Plotting code records
++++++++++

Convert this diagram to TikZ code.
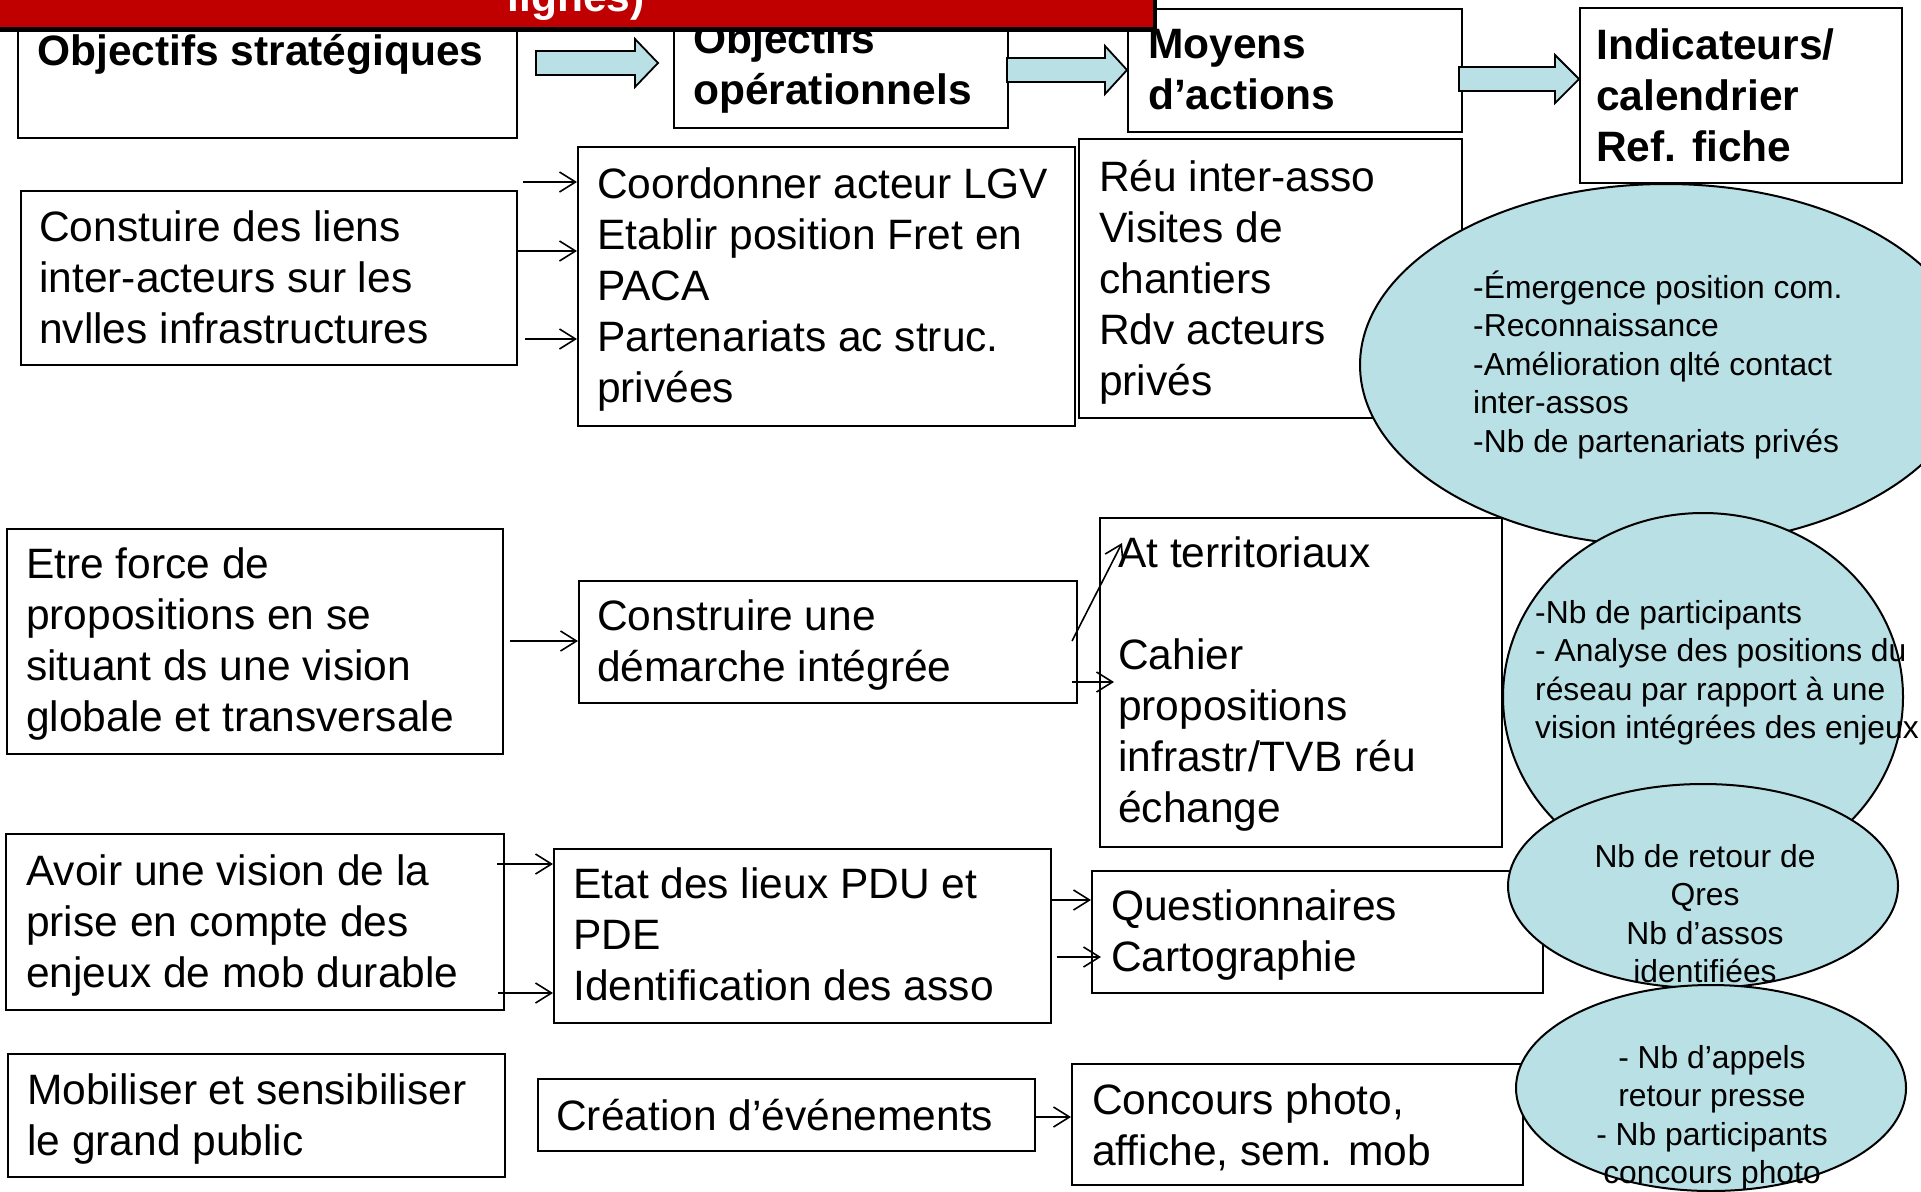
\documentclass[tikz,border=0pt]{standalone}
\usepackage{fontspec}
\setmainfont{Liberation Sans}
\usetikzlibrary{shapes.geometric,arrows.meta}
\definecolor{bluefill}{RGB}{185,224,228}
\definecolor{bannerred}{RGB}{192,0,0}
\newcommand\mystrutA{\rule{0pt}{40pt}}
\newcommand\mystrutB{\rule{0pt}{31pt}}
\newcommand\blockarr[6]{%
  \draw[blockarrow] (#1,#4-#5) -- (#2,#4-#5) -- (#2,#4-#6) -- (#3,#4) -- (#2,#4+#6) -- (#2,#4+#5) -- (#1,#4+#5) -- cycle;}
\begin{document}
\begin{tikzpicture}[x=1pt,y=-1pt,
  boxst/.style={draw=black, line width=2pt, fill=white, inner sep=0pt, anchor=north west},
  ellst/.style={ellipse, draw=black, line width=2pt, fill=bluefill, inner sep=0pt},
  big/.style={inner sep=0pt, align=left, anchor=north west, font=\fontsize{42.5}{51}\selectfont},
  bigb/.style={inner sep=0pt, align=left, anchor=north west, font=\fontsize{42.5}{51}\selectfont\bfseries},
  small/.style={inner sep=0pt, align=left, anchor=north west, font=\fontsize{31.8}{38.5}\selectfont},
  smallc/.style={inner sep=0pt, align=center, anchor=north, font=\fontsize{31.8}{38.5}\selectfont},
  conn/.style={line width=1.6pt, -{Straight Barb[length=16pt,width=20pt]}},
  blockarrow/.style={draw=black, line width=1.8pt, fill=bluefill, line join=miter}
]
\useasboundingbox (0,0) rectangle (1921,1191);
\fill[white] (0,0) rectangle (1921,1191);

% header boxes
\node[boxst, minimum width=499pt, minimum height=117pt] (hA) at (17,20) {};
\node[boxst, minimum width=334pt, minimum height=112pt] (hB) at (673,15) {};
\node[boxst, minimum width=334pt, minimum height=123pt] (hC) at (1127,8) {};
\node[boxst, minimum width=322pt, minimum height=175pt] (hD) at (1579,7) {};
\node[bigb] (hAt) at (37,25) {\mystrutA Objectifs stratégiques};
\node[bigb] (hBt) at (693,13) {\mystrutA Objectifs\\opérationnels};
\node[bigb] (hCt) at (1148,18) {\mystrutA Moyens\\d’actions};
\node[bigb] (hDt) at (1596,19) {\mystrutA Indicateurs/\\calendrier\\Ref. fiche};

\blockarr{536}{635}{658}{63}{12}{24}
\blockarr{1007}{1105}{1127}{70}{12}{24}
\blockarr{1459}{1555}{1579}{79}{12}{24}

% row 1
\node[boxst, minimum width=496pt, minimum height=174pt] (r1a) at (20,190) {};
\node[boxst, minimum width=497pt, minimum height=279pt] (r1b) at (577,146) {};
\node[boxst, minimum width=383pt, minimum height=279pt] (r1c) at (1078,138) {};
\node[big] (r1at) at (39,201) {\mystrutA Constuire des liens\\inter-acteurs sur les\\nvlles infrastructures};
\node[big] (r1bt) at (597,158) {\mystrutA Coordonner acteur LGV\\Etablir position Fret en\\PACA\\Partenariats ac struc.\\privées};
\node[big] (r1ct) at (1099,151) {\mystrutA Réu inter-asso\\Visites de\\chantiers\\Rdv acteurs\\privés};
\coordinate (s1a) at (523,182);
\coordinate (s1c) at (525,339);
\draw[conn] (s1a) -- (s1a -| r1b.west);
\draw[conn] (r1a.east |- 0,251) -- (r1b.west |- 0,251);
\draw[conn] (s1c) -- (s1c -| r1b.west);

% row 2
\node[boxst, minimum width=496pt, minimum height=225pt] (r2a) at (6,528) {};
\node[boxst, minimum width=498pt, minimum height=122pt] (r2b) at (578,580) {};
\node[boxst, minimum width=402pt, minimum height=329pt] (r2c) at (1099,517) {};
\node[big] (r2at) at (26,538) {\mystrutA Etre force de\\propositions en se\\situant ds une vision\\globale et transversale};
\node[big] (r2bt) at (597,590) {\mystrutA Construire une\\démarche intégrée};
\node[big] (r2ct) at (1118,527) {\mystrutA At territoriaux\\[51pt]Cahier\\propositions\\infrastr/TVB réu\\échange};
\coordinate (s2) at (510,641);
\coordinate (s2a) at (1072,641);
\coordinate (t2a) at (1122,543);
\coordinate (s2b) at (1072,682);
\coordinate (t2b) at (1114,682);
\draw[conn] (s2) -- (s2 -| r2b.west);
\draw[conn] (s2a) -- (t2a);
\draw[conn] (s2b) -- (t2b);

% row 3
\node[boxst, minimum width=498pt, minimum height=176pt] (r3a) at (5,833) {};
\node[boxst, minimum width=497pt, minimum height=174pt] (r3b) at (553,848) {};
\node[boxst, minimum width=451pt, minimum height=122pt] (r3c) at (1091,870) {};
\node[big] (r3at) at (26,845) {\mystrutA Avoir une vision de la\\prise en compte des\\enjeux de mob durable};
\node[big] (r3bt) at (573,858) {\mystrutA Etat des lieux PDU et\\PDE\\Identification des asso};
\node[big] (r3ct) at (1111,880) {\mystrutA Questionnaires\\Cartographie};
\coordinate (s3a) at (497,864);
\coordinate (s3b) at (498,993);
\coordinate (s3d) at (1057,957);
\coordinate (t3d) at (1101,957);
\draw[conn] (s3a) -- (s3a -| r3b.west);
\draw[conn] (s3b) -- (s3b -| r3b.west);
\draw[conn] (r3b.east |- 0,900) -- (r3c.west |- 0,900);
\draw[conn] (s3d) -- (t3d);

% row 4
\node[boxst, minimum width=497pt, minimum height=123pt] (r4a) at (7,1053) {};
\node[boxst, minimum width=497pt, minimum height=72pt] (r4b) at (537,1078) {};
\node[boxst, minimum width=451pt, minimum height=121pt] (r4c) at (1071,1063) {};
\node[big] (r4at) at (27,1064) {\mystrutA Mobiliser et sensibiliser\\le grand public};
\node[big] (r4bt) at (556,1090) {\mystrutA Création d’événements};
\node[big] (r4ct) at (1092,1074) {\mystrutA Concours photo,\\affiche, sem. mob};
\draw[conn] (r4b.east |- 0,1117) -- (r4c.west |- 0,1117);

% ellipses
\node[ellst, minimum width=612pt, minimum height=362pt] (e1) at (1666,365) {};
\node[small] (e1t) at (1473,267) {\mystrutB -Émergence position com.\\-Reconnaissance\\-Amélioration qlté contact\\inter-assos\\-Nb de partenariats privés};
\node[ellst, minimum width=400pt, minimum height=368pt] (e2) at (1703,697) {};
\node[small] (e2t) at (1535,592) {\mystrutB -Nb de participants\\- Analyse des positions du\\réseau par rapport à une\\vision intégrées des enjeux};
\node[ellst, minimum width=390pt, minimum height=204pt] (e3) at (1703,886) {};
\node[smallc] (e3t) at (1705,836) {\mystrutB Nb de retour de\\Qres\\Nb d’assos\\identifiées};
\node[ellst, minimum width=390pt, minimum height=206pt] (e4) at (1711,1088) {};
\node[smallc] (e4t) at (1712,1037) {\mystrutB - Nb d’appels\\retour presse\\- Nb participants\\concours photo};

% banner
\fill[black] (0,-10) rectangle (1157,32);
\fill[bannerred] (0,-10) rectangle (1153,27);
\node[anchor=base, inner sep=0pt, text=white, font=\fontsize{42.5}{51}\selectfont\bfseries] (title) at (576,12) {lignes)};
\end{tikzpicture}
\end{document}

++++++++++

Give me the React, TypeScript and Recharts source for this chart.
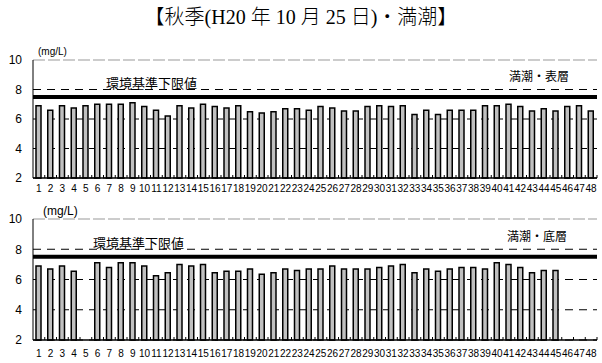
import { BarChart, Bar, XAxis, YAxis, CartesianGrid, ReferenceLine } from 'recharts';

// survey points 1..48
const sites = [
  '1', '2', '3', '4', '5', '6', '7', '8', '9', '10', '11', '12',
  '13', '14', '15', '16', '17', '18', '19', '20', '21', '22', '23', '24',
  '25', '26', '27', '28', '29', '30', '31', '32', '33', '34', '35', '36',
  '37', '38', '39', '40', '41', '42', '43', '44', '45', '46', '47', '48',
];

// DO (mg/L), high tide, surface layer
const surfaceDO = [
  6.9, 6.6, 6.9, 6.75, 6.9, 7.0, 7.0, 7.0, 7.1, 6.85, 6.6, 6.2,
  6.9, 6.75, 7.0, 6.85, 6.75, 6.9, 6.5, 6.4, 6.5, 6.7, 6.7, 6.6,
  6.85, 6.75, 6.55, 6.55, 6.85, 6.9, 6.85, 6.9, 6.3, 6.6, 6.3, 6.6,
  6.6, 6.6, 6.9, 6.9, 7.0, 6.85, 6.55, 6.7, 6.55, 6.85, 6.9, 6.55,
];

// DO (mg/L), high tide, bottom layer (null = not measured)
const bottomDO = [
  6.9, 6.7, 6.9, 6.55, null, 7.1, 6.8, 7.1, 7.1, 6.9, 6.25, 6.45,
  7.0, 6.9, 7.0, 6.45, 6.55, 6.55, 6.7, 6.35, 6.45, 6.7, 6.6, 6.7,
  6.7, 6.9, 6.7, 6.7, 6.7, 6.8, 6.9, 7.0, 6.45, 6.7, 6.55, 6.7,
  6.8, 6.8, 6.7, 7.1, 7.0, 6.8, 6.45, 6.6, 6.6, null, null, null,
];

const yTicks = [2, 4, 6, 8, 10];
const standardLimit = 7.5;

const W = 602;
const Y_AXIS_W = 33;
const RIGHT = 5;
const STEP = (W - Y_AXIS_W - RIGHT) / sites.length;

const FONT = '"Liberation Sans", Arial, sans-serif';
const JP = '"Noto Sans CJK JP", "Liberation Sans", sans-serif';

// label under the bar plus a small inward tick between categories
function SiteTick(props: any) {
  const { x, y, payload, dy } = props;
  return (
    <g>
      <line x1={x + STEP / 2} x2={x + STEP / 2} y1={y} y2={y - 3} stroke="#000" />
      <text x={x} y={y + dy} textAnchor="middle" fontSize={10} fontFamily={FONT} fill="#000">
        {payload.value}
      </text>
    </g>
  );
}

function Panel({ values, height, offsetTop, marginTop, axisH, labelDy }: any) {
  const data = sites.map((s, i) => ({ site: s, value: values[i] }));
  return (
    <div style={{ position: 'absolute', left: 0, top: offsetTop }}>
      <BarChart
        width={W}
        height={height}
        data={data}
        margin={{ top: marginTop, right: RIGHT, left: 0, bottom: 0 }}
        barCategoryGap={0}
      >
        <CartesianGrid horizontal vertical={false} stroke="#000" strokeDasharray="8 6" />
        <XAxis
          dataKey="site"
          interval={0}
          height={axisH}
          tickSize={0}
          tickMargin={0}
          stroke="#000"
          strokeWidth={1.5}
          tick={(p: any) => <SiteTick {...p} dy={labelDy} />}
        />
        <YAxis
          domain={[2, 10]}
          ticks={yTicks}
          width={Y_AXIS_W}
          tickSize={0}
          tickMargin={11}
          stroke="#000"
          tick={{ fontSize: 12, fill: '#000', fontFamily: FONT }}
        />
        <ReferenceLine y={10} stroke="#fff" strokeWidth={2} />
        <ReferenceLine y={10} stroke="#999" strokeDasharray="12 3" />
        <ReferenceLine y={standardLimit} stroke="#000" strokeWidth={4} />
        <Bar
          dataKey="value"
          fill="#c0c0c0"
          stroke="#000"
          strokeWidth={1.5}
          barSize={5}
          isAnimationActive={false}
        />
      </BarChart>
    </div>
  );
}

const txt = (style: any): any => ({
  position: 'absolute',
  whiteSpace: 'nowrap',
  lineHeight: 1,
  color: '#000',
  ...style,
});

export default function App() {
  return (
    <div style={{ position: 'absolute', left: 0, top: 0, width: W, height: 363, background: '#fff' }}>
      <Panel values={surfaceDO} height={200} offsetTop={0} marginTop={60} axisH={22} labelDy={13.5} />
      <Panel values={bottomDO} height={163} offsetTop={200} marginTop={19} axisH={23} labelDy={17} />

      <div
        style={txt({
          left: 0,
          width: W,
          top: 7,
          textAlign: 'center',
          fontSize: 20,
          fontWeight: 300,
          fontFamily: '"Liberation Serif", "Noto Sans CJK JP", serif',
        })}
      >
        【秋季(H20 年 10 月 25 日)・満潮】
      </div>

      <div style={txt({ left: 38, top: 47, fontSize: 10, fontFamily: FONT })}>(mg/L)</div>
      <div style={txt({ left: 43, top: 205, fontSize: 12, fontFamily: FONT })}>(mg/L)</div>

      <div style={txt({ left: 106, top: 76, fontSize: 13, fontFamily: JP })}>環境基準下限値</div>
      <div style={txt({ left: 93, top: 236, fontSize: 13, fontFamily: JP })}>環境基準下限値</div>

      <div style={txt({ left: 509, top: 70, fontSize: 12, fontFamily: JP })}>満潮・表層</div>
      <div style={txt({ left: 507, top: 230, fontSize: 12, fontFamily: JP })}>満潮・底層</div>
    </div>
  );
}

++++++++++

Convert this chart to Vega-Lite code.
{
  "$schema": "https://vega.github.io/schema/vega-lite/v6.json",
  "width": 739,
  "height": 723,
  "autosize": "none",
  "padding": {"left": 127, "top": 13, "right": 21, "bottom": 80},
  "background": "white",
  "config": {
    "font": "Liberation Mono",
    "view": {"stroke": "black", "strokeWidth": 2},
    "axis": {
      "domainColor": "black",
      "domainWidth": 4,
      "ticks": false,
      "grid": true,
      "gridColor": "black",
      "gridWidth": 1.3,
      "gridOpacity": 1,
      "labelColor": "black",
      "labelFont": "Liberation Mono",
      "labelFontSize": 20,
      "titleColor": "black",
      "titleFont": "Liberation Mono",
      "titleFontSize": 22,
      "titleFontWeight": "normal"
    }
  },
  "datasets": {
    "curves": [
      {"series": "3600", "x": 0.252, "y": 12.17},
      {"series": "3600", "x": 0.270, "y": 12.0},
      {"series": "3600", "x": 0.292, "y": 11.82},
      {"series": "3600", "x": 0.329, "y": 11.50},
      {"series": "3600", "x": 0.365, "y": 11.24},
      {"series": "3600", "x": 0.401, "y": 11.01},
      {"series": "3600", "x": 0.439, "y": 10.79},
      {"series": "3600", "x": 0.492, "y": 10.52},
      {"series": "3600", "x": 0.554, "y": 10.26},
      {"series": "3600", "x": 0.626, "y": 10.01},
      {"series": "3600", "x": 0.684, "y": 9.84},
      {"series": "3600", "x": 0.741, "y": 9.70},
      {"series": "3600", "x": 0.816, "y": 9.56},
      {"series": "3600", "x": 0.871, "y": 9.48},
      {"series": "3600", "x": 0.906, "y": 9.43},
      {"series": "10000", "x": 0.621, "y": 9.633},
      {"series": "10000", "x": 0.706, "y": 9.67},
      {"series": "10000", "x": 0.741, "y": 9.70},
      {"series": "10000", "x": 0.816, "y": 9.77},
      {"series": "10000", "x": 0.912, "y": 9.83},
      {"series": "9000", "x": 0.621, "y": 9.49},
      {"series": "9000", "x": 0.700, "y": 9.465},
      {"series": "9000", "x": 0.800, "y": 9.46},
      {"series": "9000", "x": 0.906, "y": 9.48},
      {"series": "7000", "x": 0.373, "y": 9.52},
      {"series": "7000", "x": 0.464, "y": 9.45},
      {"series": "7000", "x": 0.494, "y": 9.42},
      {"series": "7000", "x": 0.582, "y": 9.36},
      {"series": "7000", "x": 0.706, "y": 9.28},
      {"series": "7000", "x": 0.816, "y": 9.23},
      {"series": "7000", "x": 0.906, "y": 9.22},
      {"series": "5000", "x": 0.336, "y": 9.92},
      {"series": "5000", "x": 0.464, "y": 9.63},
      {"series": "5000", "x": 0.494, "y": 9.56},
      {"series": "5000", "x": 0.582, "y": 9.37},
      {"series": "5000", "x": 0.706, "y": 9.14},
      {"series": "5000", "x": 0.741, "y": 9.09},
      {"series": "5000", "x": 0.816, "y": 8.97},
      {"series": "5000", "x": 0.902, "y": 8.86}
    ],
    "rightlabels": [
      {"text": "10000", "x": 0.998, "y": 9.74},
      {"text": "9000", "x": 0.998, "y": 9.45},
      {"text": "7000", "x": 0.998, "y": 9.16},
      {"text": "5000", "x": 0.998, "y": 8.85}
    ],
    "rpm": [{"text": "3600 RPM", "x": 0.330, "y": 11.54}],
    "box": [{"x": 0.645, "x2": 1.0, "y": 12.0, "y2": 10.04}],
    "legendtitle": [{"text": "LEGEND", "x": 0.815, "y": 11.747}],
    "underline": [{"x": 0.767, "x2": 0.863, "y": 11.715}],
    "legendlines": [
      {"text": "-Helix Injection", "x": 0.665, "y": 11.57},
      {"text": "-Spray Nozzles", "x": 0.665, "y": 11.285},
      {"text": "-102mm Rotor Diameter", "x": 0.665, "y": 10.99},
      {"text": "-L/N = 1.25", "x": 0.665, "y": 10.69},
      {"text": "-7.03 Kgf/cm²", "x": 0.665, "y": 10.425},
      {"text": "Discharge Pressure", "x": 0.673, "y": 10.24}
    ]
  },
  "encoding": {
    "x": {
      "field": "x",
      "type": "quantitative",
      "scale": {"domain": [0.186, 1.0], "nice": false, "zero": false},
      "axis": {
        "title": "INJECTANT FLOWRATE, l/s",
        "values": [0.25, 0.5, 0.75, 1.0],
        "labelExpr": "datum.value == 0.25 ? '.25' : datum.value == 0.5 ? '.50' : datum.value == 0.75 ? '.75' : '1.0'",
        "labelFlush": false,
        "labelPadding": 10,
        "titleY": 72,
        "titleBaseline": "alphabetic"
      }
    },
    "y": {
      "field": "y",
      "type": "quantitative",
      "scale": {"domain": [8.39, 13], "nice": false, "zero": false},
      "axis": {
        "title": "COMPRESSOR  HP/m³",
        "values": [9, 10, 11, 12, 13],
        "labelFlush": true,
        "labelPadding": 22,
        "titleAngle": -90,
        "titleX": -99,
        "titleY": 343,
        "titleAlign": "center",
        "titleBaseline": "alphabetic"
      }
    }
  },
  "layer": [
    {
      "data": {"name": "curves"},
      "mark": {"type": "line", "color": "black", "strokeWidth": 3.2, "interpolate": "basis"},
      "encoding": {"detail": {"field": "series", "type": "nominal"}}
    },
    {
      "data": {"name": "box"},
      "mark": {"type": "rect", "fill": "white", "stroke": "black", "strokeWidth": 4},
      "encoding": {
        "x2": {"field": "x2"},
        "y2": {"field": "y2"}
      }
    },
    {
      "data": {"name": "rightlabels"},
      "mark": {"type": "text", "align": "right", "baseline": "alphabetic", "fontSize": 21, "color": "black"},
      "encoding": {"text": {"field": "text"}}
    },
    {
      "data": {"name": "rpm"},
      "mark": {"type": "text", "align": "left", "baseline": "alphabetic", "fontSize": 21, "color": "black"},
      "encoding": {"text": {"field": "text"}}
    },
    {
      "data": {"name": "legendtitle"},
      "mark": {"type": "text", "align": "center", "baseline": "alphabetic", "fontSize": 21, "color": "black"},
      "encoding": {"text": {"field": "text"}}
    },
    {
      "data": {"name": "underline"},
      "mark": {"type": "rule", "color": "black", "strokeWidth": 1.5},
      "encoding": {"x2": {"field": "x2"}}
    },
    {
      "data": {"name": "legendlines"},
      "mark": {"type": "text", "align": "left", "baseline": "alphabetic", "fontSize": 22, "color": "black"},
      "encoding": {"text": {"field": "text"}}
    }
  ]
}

++++++++++

GIVEN REQUEST |
Give again, exactly as written above, every line from the one holding "Give me the" to the one holding "YAxis, CartesianGrid, ReferenceLine", with both ends kept and the pictures left out.

TASK OUTPUT |
Give me the React, TypeScript and Recharts source for this chart.
import { BarChart, Bar, XAxis, YAxis, CartesianGrid, ReferenceLine } from 'recharts';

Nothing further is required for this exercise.